ゴルフと同じで、途中OBや池ポチャしても、カップに入れるのがゴールでしょ、気楽さが大事(笑)
今、米国でアメリカ人のクライアントも部下もいる立場にいますが、英語力という立場からすれば、私は彼らには一生かないません。英語は最低必要ですが、それ以上に、目的意識が強くないと、国籍や年齢も異なる人達をマネージできないと思います。大事なのは「ゴールの共有」です。
ドラマ24のジャックバウアーの上司みたいに、いくら部下に嫌われようが、目的を実行させる。
成功体験がその関係を強くさせる。 異文化のビジネスで結果を出すためのリードには重圧がありますが、言葉と文化を超え、「こいつの判断いけてる!」と思われると、海外で働く日本人としての憂いです(笑)
ドラマでの手段は、被害者が出ますが、私の場合は、日本式のやりかた、米式のやりかた。という手段の使い分けですけど(笑)
職場のあるニューヨーク・ミッドタウンの風景
小松:なるほど、NYさんほど目的意識の強い上司なら、仮に英語が母国語でなくても、頼りになりますね。さて、日米双方で働く経験をしているNYさんにとって、両国のビジネスで一番の違いはどこですか?
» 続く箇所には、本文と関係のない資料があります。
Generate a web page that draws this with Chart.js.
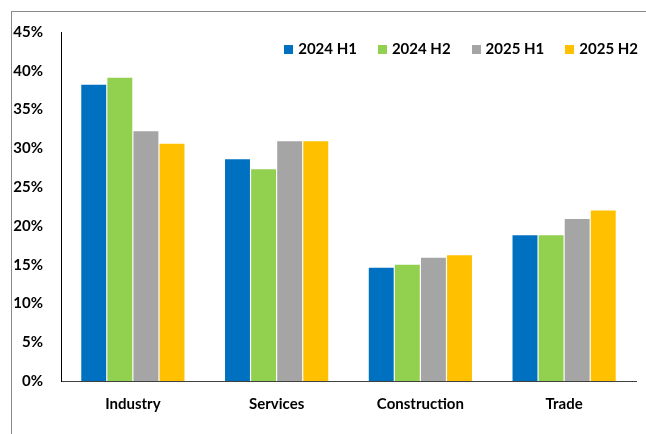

NYさん:アメリカ人の仕事を見て感じる事は、自分の仕事にプライドを持ちプロフェッショナルとしての意識が日本人より強いと思います。例えば、日本人の従業員だと、値引き交渉があると、相手との調和を第一優先を考えるあまりに、OKしようとします。しかし、アメリカ人は、自分の仕事にプライドを持ち、当然の対価として当初の価格を主張します。
アメリカには4月入社とか、新人とか、同期の桜なんてないですから(笑) いきなりプロ扱い(笑)
どちらが優れてとか劣っているという問題ではなく、これは、文化の違いだと私は考えます。お互いのメリットとデメリットはありますので。ただ、アメリカの日本法人のマネジャーとしては、双方の文化を自身が理解した上で、アメリカ人には日本の価値、日本人にはアメリカの価値を共有してオペレーションを円滑にする努力は必要だと感じます。この文化や価値観の違いは、私が10代、20代でアメリカの大学で学んだ時に、アメリカ人の友人から学んだ事が大きかったと、今思います。
最近、アメリカで生活して感じるのは、この違いは、子供の頃の教育によって作り出されているとも思います。
小松:確かに、子供の時に親から教わる事って大きいですよね。お子さんをアメリカで育てられているNYさんにしてみると、どんな時にそれを感じますか?
NYさん:先日、アメリカのリトルリーグの練習を見に行きました。そうしたら、いきなりボール、バット、グローブと必要な物を与えられ、軽いウォームアップ後、プレーを始めます。そしてとくかく褒める。
日本は、まずボール拾い、素振り、その次ノック、試合などまだまだ。というのが定番です。
アメリカでは、実践を通じ、プレーの喜びを教えていくのだと思います。日本は、実践の前に、人としての礼儀を教え、それができたら勝負事に入っていいというやり方でしょう。